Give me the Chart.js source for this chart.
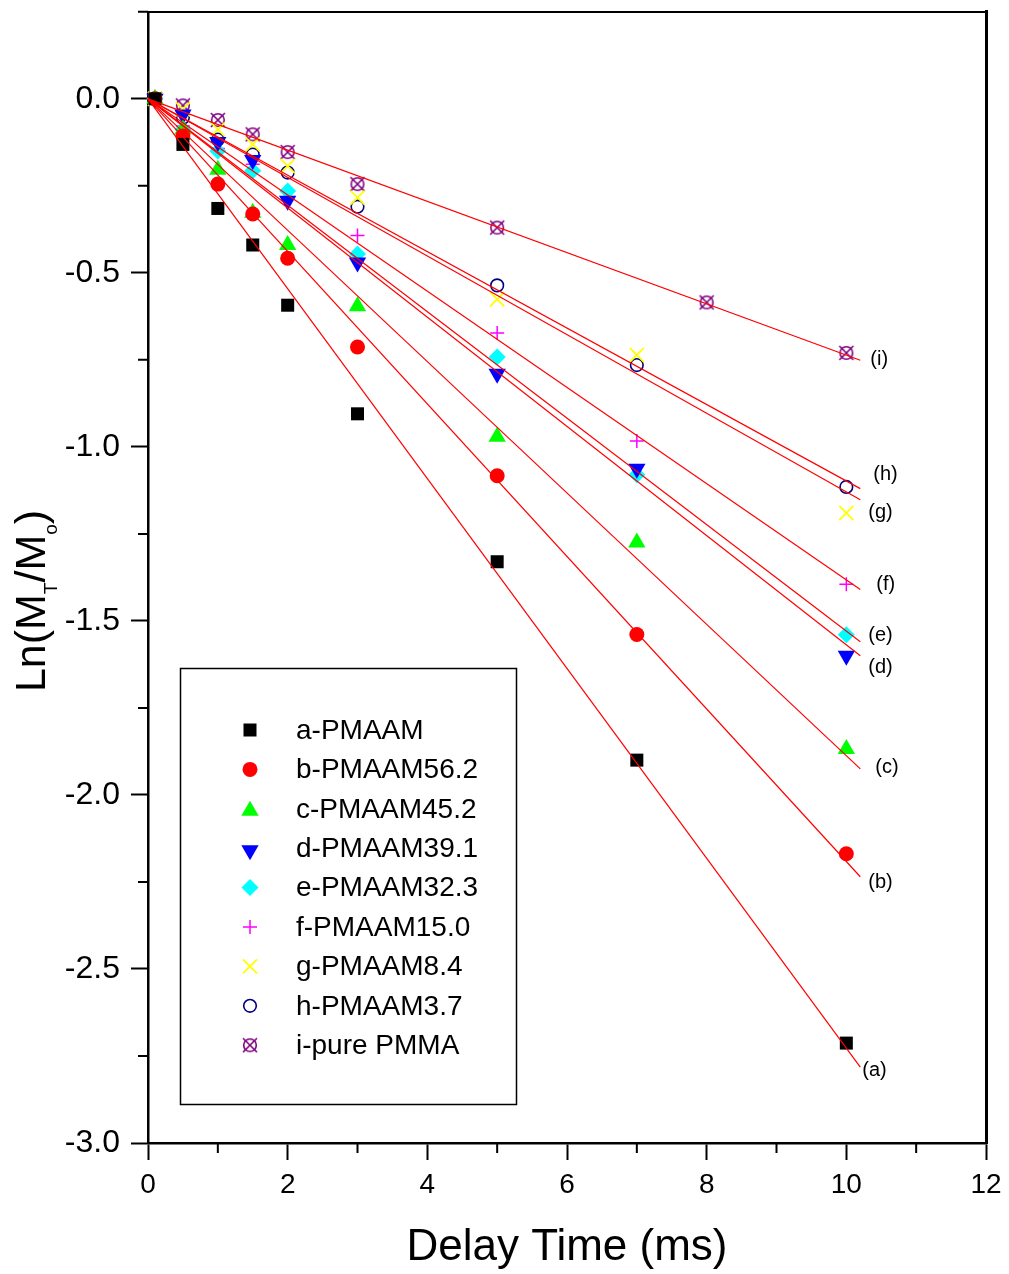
<!DOCTYPE html>
<html>
<head>
<meta charset="utf-8">
<script src="https://cdn.jsdelivr.net/npm/chart.js@4.4.1/dist/chart.umd.min.js"></script>
<style>
  html, body { margin: 0; padding: 0; background: #fff; }
  #wrap { width: 1009px; height: 1274px; position: relative; }
</style>
</head>
<body>
<div id="wrap"><canvas id="chart"></canvas></div>
<script>
// Datos
const seriesNames = ['a-PMAAM', 'b-PMAAM56.2', 'c-PMAAM45.2', 'd-PMAAM39.1', 'e-PMAAM32.3',
                     'f-PMAAM15.0', 'g-PMAAM8.4', 'h-PMAAM3.7', 'i-pure PMMA'];
const fitLabels = ['(a)', '(b)', '(c)', '(d)', '(e)', '(f)', '(g)', '(h)', '(i)'];

const delayTimes = [0.1, 0.5, 1, 1.5, 2, 3, 5, 7, 10];
const delayTimesPMMA = [0.1, 0.5, 1, 1.5, 2, 3, 5, 8, 10];

const lnA = [0, -0.131, -0.315, -0.420, -0.593, -0.905, -1.330, -1.900, -2.713];
const lnB = [0, -0.107, -0.245, -0.331, -0.458, -0.713, -1.083, -1.539, -2.169];
const lnC = [0, -0.088, -0.204, -0.327, -0.420, -0.596, -0.971, -1.275, -1.868];
const lnD = [0, -0.045, -0.124, -0.176, -0.293, -0.470, -0.790, -1.063, -1.600];
const lnE = [0, -0.088, -0.150, -0.207, -0.265, -0.446, -0.742, -1.080, -1.540];
const lnF = [0, -0.078, -0.143, -0.188, -0.265, -0.393, -0.673, -0.983, -1.395];
const lnG = [0, -0.030, -0.088, -0.131, -0.193, -0.284, -0.576, -0.736, -1.190];
const lnH = [0, -0.054, -0.117, -0.160, -0.212, -0.310, -0.536, -0.765, -1.115];
const lnI = [0, -0.019, -0.061, -0.102, -0.153, -0.245, -0.370, -0.585, -0.730];

// rectas de ajuste: desde (0,0) hasta x = 10.2
const fitRangeX = [0, 10.2];
const fitStartY = [0, 0, 0, 0, 0, 0, 0, 0, 0];
const fitEndY = [-2.782, -2.235, -1.925, -1.600, -1.560, -1.410, -1.152, -1.120, -0.751];

const xTickLabels = [0, 2, 4, 6, 8, 10, 12];
const yTickLabels = ['0.0', '-0.5', '-1.0', '-1.5', '-2.0', '-2.5', '-3.0'];

// Estilos
function crossedCircle(color) {
    const c = document.createElement('canvas');
    c.width = 20; c.height = 20;
    const g = c.getContext('2d');
    g.strokeStyle = color;
    g.lineWidth = 1.6;
    g.beginPath(); g.arc(10, 10, 6.3, 0, 2 * Math.PI); g.stroke();
    g.beginPath();
    g.moveTo(3, 3); g.lineTo(17, 17);
    g.moveTo(17, 3); g.lineTo(3, 17);
    g.stroke();
    return c;
}

const markers = [
    { color: '#000000', style: 'rect', radius: 9.2, rotation: 0, fill: true },
    { color: '#ff0000', style: 'circle', radius: 7.5, rotation: 0, fill: true },
    { color: '#00ff00', style: 'triangle', radius: 10, rotation: 0, fill: true },
    { color: '#0000ff', style: 'triangle', radius: 10, rotation: 180, fill: true },
    { color: '#00ffff', style: 'rectRot', radius: 8.5, rotation: 0, fill: true },
    { color: '#ff00ff', style: 'cross', radius: 7, rotation: 0, fill: false, width: 1.5 },
    { color: '#ffff00', style: 'crossRot', radius: 10, rotation: 0, fill: false, width: 1.8 },
    { color: '#000080', style: 'circle', radius: 6.3, rotation: 0, fill: false, width: 1.6 },
    { color: '#800080', style: crossedCircle('#800080'), radius: 8, rotation: 0, fill: false, width: 1.6 }
];

const allValues = [lnA, lnB, lnC, lnD, lnE, lnF, lnG, lnH, lnI];

const scatterSets = allValues.map((vals, i) => {
    const times = i === 8 ? delayTimesPMMA : delayTimes;
    const m = markers[i];
    return {
        label: seriesNames[i],
        data: vals.map((v, k) => ({ x: times[k], y: v })),
        pointStyle: m.style,
        pointRadius: m.radius,
        pointHoverRadius: m.radius,
        rotation: m.rotation,
        backgroundColor: m.fill ? m.color : 'rgba(0,0,0,0)',
        borderColor: m.color,
        borderWidth: m.fill ? 0 : m.width,
        showLine: false,
        clip: false,
        order: 1
    };
});

const fitSets = fitEndY.map((yEnd, i) => ({
    label: 'fit ' + fitLabels[i],
    data: [{ x: fitRangeX[0], y: fitStartY[i] }, { x: fitRangeX[1], y: yEnd }],
    showLine: true,
    borderColor: '#ff0000',
    borderWidth: 1.2,
    pointRadius: 0,
    clip: false,
    order: 0
}));

// Marcas menores (solo abajo y a la izquierda)
const minorTicks = {
    id: 'minorTicks',
    afterDraw(chart) {
        const { ctx, chartArea: a, scales } = chart;
        ctx.save();
        ctx.strokeStyle = '#000';
        ctx.lineWidth = 2;
        ctx.beginPath();
        for (let v = 1; v < 12; v += 2) {
            const px = scales.x.getPixelForValue(v);
            ctx.moveTo(px, a.bottom); ctx.lineTo(px, a.bottom + 10);
        }
        for (let v = -2.75; v <= 0.26; v += 0.5) {
            const py = scales.y.getPixelForValue(v);
            ctx.moveTo(a.left, py); ctx.lineTo(a.left - 10, py);
        }
        // el marco superior sobresale un poco a la izquierda
        ctx.moveTo(a.left - 10, a.top); ctx.lineTo(a.left, a.top);
        ctx.stroke();
        ctx.restore();
    }
};

// Etiquetas (a)...(i) al final de cada recta
const labelOffsets = [[2, 3], [8, 6], [15, -1], [8, 12], [8, -6], [16, -5], [8, 13], [13, -14], [10, -1]];
const fitTags = {
    id: 'fitTags',
    afterDatasetsDraw(chart) {
        const { ctx, scales } = chart;
        ctx.save();
        ctx.fillStyle = '#000';
        ctx.font = '20px "Liberation Sans", Arial, sans-serif';
        ctx.textAlign = 'left';
        ctx.textBaseline = 'middle';
        fitLabels.forEach((t, i) => {
            const px = scales.x.getPixelForValue(fitRangeX[1]) + labelOffsets[i][0];
            const py = scales.y.getPixelForValue(fitEndY[i]) + labelOffsets[i][1];
            ctx.fillText(t, px, py);
        });
        ctx.restore();
    }
};

// Leyenda en recuadro
const boxLegend = {
    id: 'boxLegend',
    afterDraw(chart) {
        const ctx = chart.ctx;
        ctx.save();
        ctx.strokeStyle = '#000';
        ctx.lineWidth = 1.5;
        ctx.strokeRect(180.5, 668.5, 336, 436);
        ctx.font = '28px "Liberation Sans", Arial, sans-serif';
        ctx.textBaseline = 'middle';
        seriesNames.forEach((name, i) => {
            const y = 730 + i * 39.4;
            const m = markers[i];
            ctx.fillStyle = m.fill ? m.color : 'rgba(0,0,0,0)';
            ctx.strokeStyle = m.color;
            ctx.lineWidth = m.fill ? 0 : m.width;
            Chart.helpers.drawPoint(ctx, {
                pointStyle: m.style, radius: m.radius, rotation: m.rotation,
                borderWidth: m.fill ? 0 : m.width
            }, 250, y + (m.style === 'triangle' ? 2 : 0));
            ctx.fillStyle = '#000';
            ctx.fillText(name, 296, y + 1);
        });
        ctx.restore();
    }
};

// Título del eje Y con subíndices
const yTitle = {
    id: 'yTitle',
    afterDraw(chart) {
        const ctx = chart.ctx;
        const big = '43px "Liberation Sans", Arial, sans-serif';
        const small = '19px "Liberation Sans", Arial, sans-serif';
        const parts = [['Ln(M', big, 0], ['T', small, 12], ['/M', big, 0], ['o', small, 12], [')', big, 0]];
        ctx.save();
        ctx.translate(45, 601);
        ctx.rotate(-Math.PI / 2);
        let total = 0;
        parts.forEach(p => { ctx.font = p[1]; total += ctx.measureText(p[0]).width; });
        let x = -total / 2;
        ctx.fillStyle = '#000';
        ctx.textBaseline = 'alphabetic';
        parts.forEach(p => {
            ctx.font = p[1];
            ctx.fillText(p[0], x, p[2]);
            x += ctx.measureText(p[0]).width;
        });
        ctx.restore();
    }
};

const mainGrid = { drawOnChartArea: false, tickLength: 17, tickWidth: 2, tickColor: '#000' };
const frameGrid = { drawOnChartArea: false, drawTicks: false, tickLength: 0 };
const labelFont = '"Liberation Sans", Arial, sans-serif';

new Chart(document.getElementById('chart').getContext('2d'), {
    type: 'scatter',
    data: { datasets: [...scatterSets, ...fitSets] },
    options: {
        responsive: true,
        maintainAspectRatio: false,
        animation: false,
        events: [],
        layout: { padding: 0 },
        plugins: {
            legend: { display: false },
            tooltip: { enabled: false }
        },
        scales: {
            x: {
                type: 'linear',
                position: 'bottom',
                min: xTickLabels[0],
                max: xTickLabels[xTickLabels.length - 1],
                border: { color: '#000', width: 2.5 },
                grid: mainGrid,
                ticks: {
                    stepSize: 2,
                    padding: 8,
                    color: '#000',
                    font: { family: labelFont, size: 28 },
                    callback: v => xTickLabels.includes(v) ? String(v) : ''
                },
                title: {
                    display: true,
                    text: 'Delay Time (ms)',
                    color: '#000',
                    padding: { top: 0, bottom: 0 },
                    font: { family: labelFont, size: 44 }
                },
                afterFit: s => { s.height = 131; s.paddingLeft = 0; s.paddingRight = 0; }
            },
            y: {
                type: 'linear',
                position: 'left',
                min: -3,
                max: 0.25,
                border: { color: '#000', width: 2.5 },
                grid: mainGrid,
                ticks: {
                    stepSize: 0.5,
                    includeBounds: false,
                    padding: 11,
                    color: '#000',
                    font: { family: labelFont, size: 32 },
                    callback: v => {
                        const s = v.toFixed(1);
                        return yTickLabels.includes(s) ? s : '';
                    }
                },
                afterFit: s => { s.width = 148; s.paddingTop = 0; s.paddingBottom = 0; }
            },
            x2: {
                type: 'linear',
                position: 'top',
                min: 0,
                max: 12,
                border: { color: '#000', width: 2 },
                grid: frameGrid,
                ticks: { stepSize: 2, display: false },
                afterFit: s => { s.height = 8; s.paddingLeft = 0; s.paddingRight = 0; }
            },
            y2: {
                type: 'linear',
                position: 'right',
                min: -3,
                max: 0.25,
                border: { color: '#000', width: 3 },
                grid: frameGrid,
                ticks: { stepSize: 0.5, includeBounds: false, display: false },
                afterFit: s => { s.width = 23; s.paddingTop = 0; s.paddingBottom = 0; }
            }
        }
    },
    plugins: [minorTicks, fitTags, boxLegend, yTitle]
});
</script>
</body>
</html>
■ ■ ■ ■ ■ ■ ■
INSTRUCTIONS FOR THE TASK » Exactly as they appear, print the lines of the listing above from its first line through the line that contains "3, 5, 8, 10];", minus the pictures.

SOLUTION »
Give me the Chart.js source for this chart.
<!DOCTYPE html>
<html>
<head>
<meta charset="utf-8">
<script src="https://cdn.jsdelivr.net/npm/chart.js@4.4.1/dist/chart.umd.min.js"></script>
<style>
  html, body { margin: 0; padding: 0; background: #fff; }
  #wrap { width: 1009px; height: 1274px; position: relative; }
</style>
</head>
<body>
<div id="wrap"><canvas id="chart"></canvas></div>
<script>
// Datos
const seriesNames = ['a-PMAAM', 'b-PMAAM56.2', 'c-PMAAM45.2', 'd-PMAAM39.1', 'e-PMAAM32.3',
                     'f-PMAAM15.0', 'g-PMAAM8.4', 'h-PMAAM3.7', 'i-pure PMMA'];
const fitLabels = ['(a)', '(b)', '(c)', '(d)', '(e)', '(f)', '(g)', '(h)', '(i)'];

const delayTimes = [0.1, 0.5, 1, 1.5, 2, 3, 5, 7, 10];
const delayTimesPMMA = [0.1, 0.5, 1, 1.5, 2, 3, 5, 8, 10];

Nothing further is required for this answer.